The FIA will investigate the Italian GP crash between Max Verstappen and Lewis Hamilton because it was "unusual", according to Formula 1 race director Michael Masi.
Masi said that although the collision was relatively low-speed, the FIA's safety experts would still take a look.
The crash had Verstappen's Red Bull lift up off a kerb and land on Hamilton's Mercedes with the inside of a rear wheel hitting the seven-time world champion's helmet through the protective halo.
"Incidents that are different, so it's not necessarily high G impacts or anything like that, but are unusual, we do look at," said Masi.
"Our safety department does look at them in detail, investigate and see what we can learn and what we can improve for the future. That's how we have a whole lot of the safety features that we have today, and will continue to evolve into the future.
"We are already collecting all of the data, so we have all of the information and that will all go to our safety department together with any photographs and anything else we have along the way."
Hamilton has said that the halo "saved" him and criticised Verstappen for not pulling out of the move, which saw him land a three-place grid penalty for the next F1 race, the Russian GP.
Mercedes boss Toto Wolff has called for a change in the fierce rivalry to avoid another big accident, though Masi hinted that he wouldn't be speaking to Hamilton and Verstappen specifically about their latest collision.
"They're in a very tight championship fight, two fantastic drivers and they're extremely close," he told Sky F1. "Once you are in that situation, both drivers will take more risks one way or the other.
"There wasn't anything, in our perspective, silly - the stewards looked at it in exactly the same manner as they would any other incident and decided that one driver was predominantly to blame."
What Mercedes and Red Bull bosses said about the crash
Toto Wolff, Mercedes: "I think in football you'd say it was a tactical foul. He probably knew that if Lewis stays ahead, that is the race win possibly.
"I think when you look at Turn 4, Lewis backed out and that was quite a thing because probably you know he's staying ahead of you. And then incidents where they actually crash, it was clear for Max in there that they would crash.
"I think if we don't manage that in the right way, this is going to continue. They had a high-speed crash at Silverstone, we had one car ending on top of the other one on Lewis' head here, so how far can you go? Maybe next time we'll have a high-speed crash and land on each other."
Christian Horner, Red Bull: "Max had the momentum.
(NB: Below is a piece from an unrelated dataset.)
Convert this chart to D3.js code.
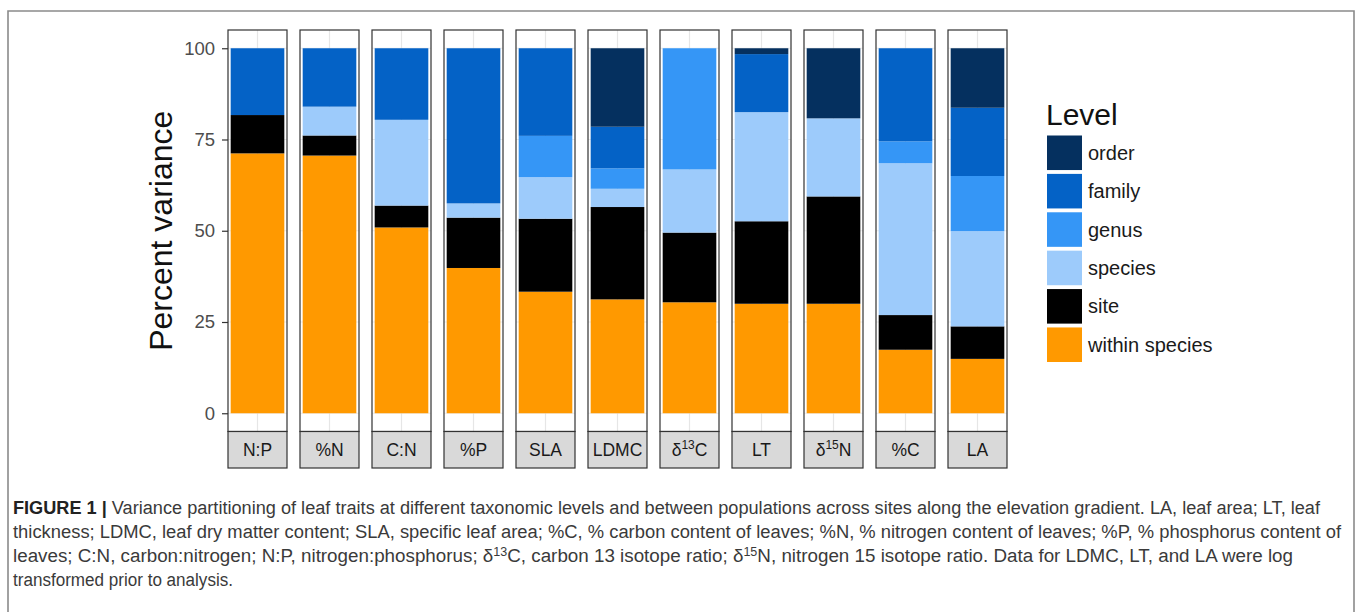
<!DOCTYPE html>
<html><head><meta charset="utf-8">
<script src="https://cdn.jsdelivr.net/npm/d3@7"></script>
<style>body{margin:0;background:#fff} svg{display:block}</style>
</head><body><svg id="c" width="1357" height="612"></svg>
<script>
// ---- data ----
const traits = ["N:P","%N","C:N","%P","SLA","LDMC","d13C","LT","d15N","%C","LA"];
const withinSpecies = [71.2,70.6,50.9,39.8,33.3,31.2,30.4,30.0,30.0,17.4,14.9];
const site          = [10.5, 5.5, 6.0,13.8,20.0,25.3,19.1,22.6,29.4, 9.5, 8.9];
const species       = [ 0.0, 7.9,23.5, 3.9,11.4, 5.0,17.3,29.9,21.4,41.6,26.1];
const genus         = [ 0.0, 0.0, 0.0, 0.0,11.3, 5.6,33.2, 0.0, 0.0, 6.0,15.1];
const family        = [18.3,16.0,19.6,42.5,24.0,11.4, 0.0,15.9, 0.0,25.5,18.7];
const order         = [ 0.0, 0.0, 0.0, 0.0, 0.0,21.5, 0.0, 1.6,19.2, 0.0,16.3];
const stackLevels = ["within species","site","species","genus","family","order"];
const legendLevels = ["order","family","genus","species","site","within species"];
const yTicks = [0,25,50,75,100];
const captionLines = [
  "Variance partitioning of leaf traits at different taxonomic levels and between populations across sites along the elevation gradient. LA, leaf area; LT, leaf",
  "thickness; LDMC, leaf dry matter content; SLA, specific leaf area; %C, % carbon content of leaves; %N, % nitrogen content of leaves; %P, % phosphorus content of",
  "leaves; C:N, carbon:nitrogen; N:P, nitrogen:phosphorus; |13|C, carbon 13 isotope ratio; |15|N, nitrogen 15 isotope ratio. Data for LDMC, LT, and LA were log",
  "transformed prior to analysis."
];

// ---- styles ----
const colors = {"order":"#05305f","family":"#0462c6","genus":"#3596f6","species":"#9dcbfb","site":"#000000","within species":"#ff9900"};
const font = "'Liberation Sans', Arial, Helvetica, sans-serif";

const rows = traits.map((t,i)=>({trait:t,"within species":withinSpecies[i],site:site[i],species:species[i],genus:genus[i],family:family[i],order:order[i]}));
const series = d3.stack().keys(stackLevels)(rows);

const svg = d3.select("#c");
svg.append("rect").attr("width",1357).attr("height",612).attr("fill","#fff");
// frame
svg.append("path").attr("d","M8,612V11H1354V612").attr("fill","none").attr("stroke","#8a8a8a").attr("stroke-width",1.6);

const panelTop = 30, panelBottom = 431.5;
const x = d3.scaleBand().domain(traits).range([228,1007]).paddingInner(13/72).paddingOuter(0);
const y = d3.scaleLinear().domain([-5,105]).range([panelBottom,panelTop]);
const bw = x.bandwidth();
const inner = d3.scaleBand().domain(["bar"]).range([0,bw]).paddingOuter(0.05);

const panels = svg.append("g").selectAll("g").data(traits).join("g").attr("transform",d=>`translate(${x(d)},0)`);
panels.append("rect").attr("x",0).attr("y",panelTop).attr("width",bw).attr("height",panelBottom-panelTop).attr("fill","#fff");
// grid
panels.selectAll("line.h").data(yTicks).join("line").attr("class","h")
  .attr("x1",0).attr("x2",bw).attr("y1",d=>y(d)).attr("y2",d=>y(d)).attr("stroke","#ebebeb").attr("stroke-width",1);
panels.append("line").attr("x1",bw/2).attr("x2",bw/2).attr("y1",panelTop).attr("y2",panelBottom).attr("stroke","#e6e6e6").attr("stroke-width",1.2);

// bars
const barG = svg.append("g");
series.forEach(s=>{
  barG.append("g").attr("fill",colors[s.key]).selectAll("rect").data(s).join("rect")
    .attr("x",d=>x(d.data.trait)+inner("bar"))
    .attr("width",inner.bandwidth())
    .attr("y",d=>y(d[1]))
    .attr("height",d=>Math.max(0,y(d[0])-y(d[1])));
});
// panel borders
panels.append("rect").attr("x",0).attr("y",panelTop).attr("width",bw).attr("height",panelBottom-panelTop)
  .attr("fill","none").attr("stroke","#333").attr("stroke-width",1.2);

// strips
const stripTop = panelBottom, stripBottom = 468;
panels.append("rect").attr("x",0).attr("y",stripTop).attr("width",bw).attr("height",stripBottom-stripTop)
  .attr("fill","#d9d9d9").attr("stroke","#333").attr("stroke-width",1.2);
panels.each(function(d){
  const t = d3.select(this).append("text").attr("x",bw/2).attr("y",(stripTop+stripBottom)/2+6.5)
    .attr("text-anchor","middle").attr("font-family",font).attr("font-size",17.5).attr("fill","#1a1a1a");
  const m = d.match(/^d(\d+)(\w)$/);
  if(m){
    t.append("tspan").text("δ");
    t.append("tspan").attr("font-size",12).attr("dy",-7).text(m[1]);
    t.append("tspan").attr("dy",7).text(m[2]);
  } else t.text(d);
});

// y axis
const yAxis = svg.append("g").attr("transform","translate(228,0)")
  .call(d3.axisLeft(y).tickValues(yTicks).tickSize(6).tickPadding(7));
yAxis.select(".domain").remove();
yAxis.selectAll(".tick line").attr("stroke","#333").attr("stroke-width",1.2);
yAxis.selectAll(".tick text").attr("font-family",font).attr("font-size",18.5).attr("fill","#4d4d4d");

svg.append("text").attr("transform",`translate(172,${(panelTop+panelBottom)/2}) rotate(-90)`)
  .attr("text-anchor","middle").attr("font-family",font).attr("font-size",32).attr("fill","#111").text("Percent variance");

// legend
const lg = svg.append("g");
lg.append("text").attr("x",1046).attr("y",125).attr("font-family",font).attr("font-size",30).attr("fill","#111").text("Level");
const keyY = d3.scaleBand().domain(legendLevels).range([135.5,362]).paddingInner(0.1);
legendLevels.forEach(l=>{
  lg.append("rect").attr("x",1047).attr("y",keyY(l)).attr("width",35).attr("height",keyY.bandwidth()).attr("fill",colors[l]);
  lg.append("text").attr("x",1088).attr("y",keyY(l)+keyY.bandwidth()/2+7).attr("font-family",font).attr("font-size",20).attr("fill","#1a1a1a").text(l);
});

// caption
const capEnds = [1320,1341,1293,233];
const capY = [514,538,562,586];
const capX = 13;
captionLines.forEach((line,i)=>{
  const t = svg.append("text").attr("x",capX).attr("y",capY[i]).attr("font-family",font)
    .attr("font-size",18).attr("fill","#3a3a3a").attr("textLength",capEnds[i]-capX).attr("lengthAdjust","spacingAndGlyphs");
  if(i===0){
    t.append("tspan").attr("font-weight","bold").attr("fill","#222").text("FIGURE 1 |");
    t.append("tspan").text(" ");
  }
  const parts = line.split("|");
  let shiftBack = false;
  parts.forEach((p,j)=>{
    if(j%2===1){
      t.append("tspan").text("δ");
      t.append("tspan").attr("font-size",12).attr("dy",-6).text(p);
      shiftBack = true;
    } else {
      const ts = t.append("tspan").text(p);
      if(shiftBack){ ts.attr("dy",6); shiftBack=false; }
    }
  });
});
</script></body></html>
He had enough space around the outside, I think Lewis gave enough through the run into Turn 1 and I think our opinion would be that Lewis perhaps closed him too much into Turn 2.
"I think if you took the middle ground on it you'd say it was a racing incident. But I genuinely think that you could argue Max could have bailed to the left, you could argue that Lewis should have given him more space. To apportion blame more to one side than another, I genuinely think that in that incident, it's very difficult to do.
"I think he earnt the right to have a bit more space. I'm disappointed that Toto would say it was a professional foul but I think it's a racing incident and thankfully nobody was injured."